=== Exercise requirements ===
Pictures aside, quote the whole listing exactly.

-=-=-

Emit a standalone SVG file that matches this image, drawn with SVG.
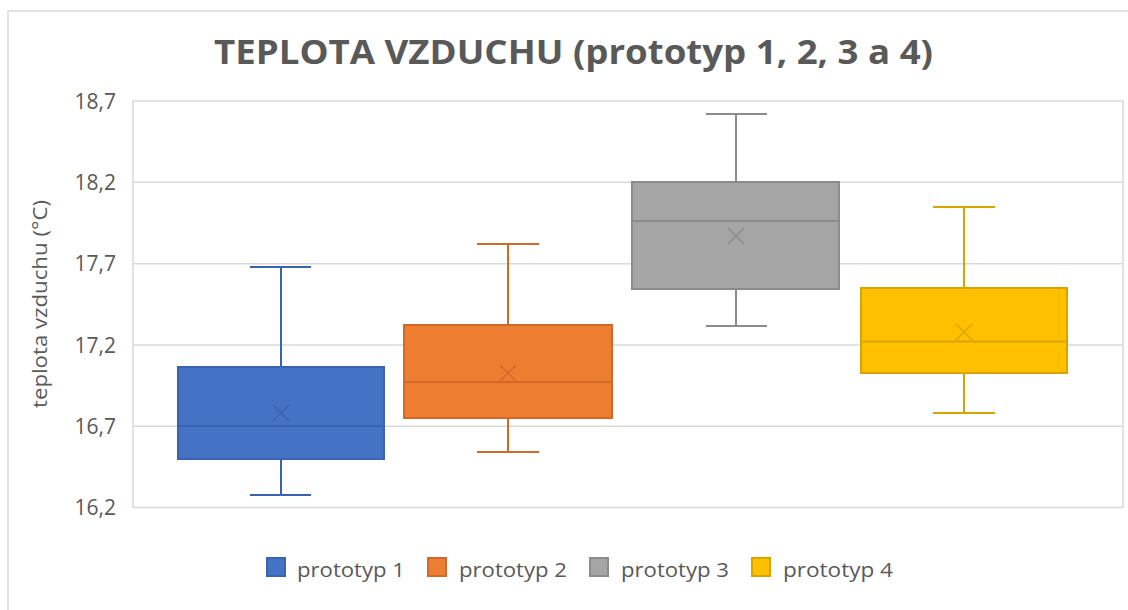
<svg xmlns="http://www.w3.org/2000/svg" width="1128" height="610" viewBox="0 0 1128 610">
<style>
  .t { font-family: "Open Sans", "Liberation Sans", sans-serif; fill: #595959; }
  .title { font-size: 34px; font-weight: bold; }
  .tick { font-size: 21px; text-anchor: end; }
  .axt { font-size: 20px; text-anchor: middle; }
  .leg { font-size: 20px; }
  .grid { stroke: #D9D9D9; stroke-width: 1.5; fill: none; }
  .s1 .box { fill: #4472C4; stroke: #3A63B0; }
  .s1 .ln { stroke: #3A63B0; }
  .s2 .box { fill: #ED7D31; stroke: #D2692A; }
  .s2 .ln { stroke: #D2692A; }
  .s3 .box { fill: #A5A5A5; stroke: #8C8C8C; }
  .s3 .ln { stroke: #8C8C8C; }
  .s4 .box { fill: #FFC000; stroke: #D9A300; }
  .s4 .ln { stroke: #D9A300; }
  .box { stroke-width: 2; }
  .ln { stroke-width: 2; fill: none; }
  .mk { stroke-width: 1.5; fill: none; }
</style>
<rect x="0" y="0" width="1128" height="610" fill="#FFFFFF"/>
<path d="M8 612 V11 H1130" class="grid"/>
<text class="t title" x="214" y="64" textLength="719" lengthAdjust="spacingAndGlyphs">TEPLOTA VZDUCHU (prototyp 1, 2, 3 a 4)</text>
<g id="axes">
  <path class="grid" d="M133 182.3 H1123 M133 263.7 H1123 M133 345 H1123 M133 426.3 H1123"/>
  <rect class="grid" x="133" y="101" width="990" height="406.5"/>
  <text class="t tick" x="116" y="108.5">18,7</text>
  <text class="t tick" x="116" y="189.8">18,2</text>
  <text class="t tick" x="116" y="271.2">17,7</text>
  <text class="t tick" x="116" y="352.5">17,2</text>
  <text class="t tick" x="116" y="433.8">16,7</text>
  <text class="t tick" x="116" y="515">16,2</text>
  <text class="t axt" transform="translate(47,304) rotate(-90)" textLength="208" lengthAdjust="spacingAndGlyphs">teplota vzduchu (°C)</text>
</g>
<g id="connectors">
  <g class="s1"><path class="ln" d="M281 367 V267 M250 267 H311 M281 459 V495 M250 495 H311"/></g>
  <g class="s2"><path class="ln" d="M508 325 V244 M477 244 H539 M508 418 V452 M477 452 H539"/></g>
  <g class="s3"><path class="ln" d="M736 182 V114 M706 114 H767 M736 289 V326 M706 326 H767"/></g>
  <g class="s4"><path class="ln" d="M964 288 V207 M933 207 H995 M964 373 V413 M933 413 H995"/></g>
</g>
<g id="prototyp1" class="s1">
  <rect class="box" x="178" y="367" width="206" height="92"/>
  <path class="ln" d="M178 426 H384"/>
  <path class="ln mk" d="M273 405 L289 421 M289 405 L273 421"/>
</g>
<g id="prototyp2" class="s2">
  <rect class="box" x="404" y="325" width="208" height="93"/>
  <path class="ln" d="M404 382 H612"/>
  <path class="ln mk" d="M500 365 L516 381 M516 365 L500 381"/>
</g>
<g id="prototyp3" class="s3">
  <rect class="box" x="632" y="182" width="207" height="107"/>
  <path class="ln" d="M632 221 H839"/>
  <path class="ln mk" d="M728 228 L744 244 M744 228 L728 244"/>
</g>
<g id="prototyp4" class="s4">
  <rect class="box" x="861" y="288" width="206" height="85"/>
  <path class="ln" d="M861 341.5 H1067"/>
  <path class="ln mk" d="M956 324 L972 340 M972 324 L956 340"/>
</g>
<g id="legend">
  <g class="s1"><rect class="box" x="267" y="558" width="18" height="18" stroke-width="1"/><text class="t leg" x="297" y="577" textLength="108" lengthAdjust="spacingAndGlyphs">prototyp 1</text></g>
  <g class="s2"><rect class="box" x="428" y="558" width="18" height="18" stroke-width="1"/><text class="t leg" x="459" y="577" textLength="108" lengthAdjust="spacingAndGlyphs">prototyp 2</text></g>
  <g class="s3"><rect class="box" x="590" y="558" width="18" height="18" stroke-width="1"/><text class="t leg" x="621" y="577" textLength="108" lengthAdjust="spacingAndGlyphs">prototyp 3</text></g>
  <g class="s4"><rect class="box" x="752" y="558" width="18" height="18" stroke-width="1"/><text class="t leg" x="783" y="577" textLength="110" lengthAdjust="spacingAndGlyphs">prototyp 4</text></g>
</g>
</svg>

-=-=-

=== Solution ===
Emit a standalone SVG file that matches this image, drawn with SVG.
<svg xmlns="http://www.w3.org/2000/svg" width="1128" height="610" viewBox="0 0 1128 610">
<style>
  .t { font-family: "Open Sans", "Liberation Sans", sans-serif; fill: #595959; }
  .title { font-size: 34px; font-weight: bold; }
  .tick { font-size: 21px; text-anchor: end; }
  .axt { font-size: 20px; text-anchor: middle; }
  .leg { font-size: 20px; }
  .grid { stroke: #D9D9D9; stroke-width: 1.5; fill: none; }
  .s1 .box { fill: #4472C4; stroke: #3A63B0; }
  .s1 .ln { stroke: #3A63B0; }
  .s2 .box { fill: #ED7D31; stroke: #D2692A; }
  .s2 .ln { stroke: #D2692A; }
  .s3 .box { fill: #A5A5A5; stroke: #8C8C8C; }
  .s3 .ln { stroke: #8C8C8C; }
  .s4 .box { fill: #FFC000; stroke: #D9A300; }
  .s4 .ln { stroke: #D9A300; }
  .box { stroke-width: 2; }
  .ln { stroke-width: 2; fill: none; }
  .mk { stroke-width: 1.5; fill: none; }
</style>
<rect x="0" y="0" width="1128" height="610" fill="#FFFFFF"/>
<path d="M8 612 V11 H1130" class="grid"/>
<text class="t title" x="214" y="64" textLength="719" lengthAdjust="spacingAndGlyphs">TEPLOTA VZDUCHU (prototyp 1, 2, 3 a 4)</text>
<g id="axes">
  <path class="grid" d="M133 182.3 H1123 M133 263.7 H1123 M133 345 H1123 M133 426.3 H1123"/>
  <rect class="grid" x="133" y="101" width="990" height="406.5"/>
  <text class="t tick" x="116" y="108.5">18,7</text>
  <text class="t tick" x="116" y="189.8">18,2</text>
  <text class="t tick" x="116" y="271.2">17,7</text>
  <text class="t tick" x="116" y="352.5">17,2</text>
  <text class="t tick" x="116" y="433.8">16,7</text>
  <text class="t tick" x="116" y="515">16,2</text>
  <text class="t axt" transform="translate(47,304) rotate(-90)" textLength="208" lengthAdjust="spacingAndGlyphs">teplota vzduchu (°C)</text>
</g>
<g id="connectors">
  <g class="s1"><path class="ln" d="M281 367 V267 M250 267 H311 M281 459 V495 M250 495 H311"/></g>
  <g class="s2"><path class="ln" d="M508 325 V244 M477 244 H539 M508 418 V452 M477 452 H539"/></g>
  <g class="s3"><path class="ln" d="M736 182 V114 M706 114 H767 M736 289 V326 M706 326 H767"/></g>
  <g class="s4"><path class="ln" d="M964 288 V207 M933 207 H995 M964 373 V413 M933 413 H995"/></g>
</g>
<g id="prototyp1" class="s1">
  <rect class="box" x="178" y="367" width="206" height="92"/>
  <path class="ln" d="M178 426 H384"/>
  <path class="ln mk" d="M273 405 L289 421 M289 405 L273 421"/>
</g>
<g id="prototyp2" class="s2">
  <rect class="box" x="404" y="325" width="208" height="93"/>
  <path class="ln" d="M404 382 H612"/>
  <path class="ln mk" d="M500 365 L516 381 M516 365 L500 381"/>
</g>
<g id="prototyp3" class="s3">
  <rect class="box" x="632" y="182" width="207" height="107"/>
  <path class="ln" d="M632 221 H839"/>
  <path class="ln mk" d="M728 228 L744 244 M744 228 L728 244"/>
</g>
<g id="prototyp4" class="s4">
  <rect class="box" x="861" y="288" width="206" height="85"/>
  <path class="ln" d="M861 341.5 H1067"/>
  <path class="ln mk" d="M956 324 L972 340 M972 324 L956 340"/>
</g>
<g id="legend">
  <g class="s1"><rect class="box" x="267" y="558" width="18" height="18" stroke-width="1"/><text class="t leg" x="297" y="577" textLength="108" lengthAdjust="spacingAndGlyphs">prototyp 1</text></g>
  <g class="s2"><rect class="box" x="428" y="558" width="18" height="18" stroke-width="1"/><text class="t leg" x="459" y="577" textLength="108" lengthAdjust="spacingAndGlyphs">prototyp 2</text></g>
  <g class="s3"><rect class="box" x="590" y="558" width="18" height="18" stroke-width="1"/><text class="t leg" x="621" y="577" textLength="108" lengthAdjust="spacingAndGlyphs">prototyp 3</text></g>
  <g class="s4"><rect class="box" x="752" y="558" width="18" height="18" stroke-width="1"/><text class="t leg" x="783" y="577" textLength="110" lengthAdjust="spacingAndGlyphs">prototyp 4</text></g>
</g>
</svg>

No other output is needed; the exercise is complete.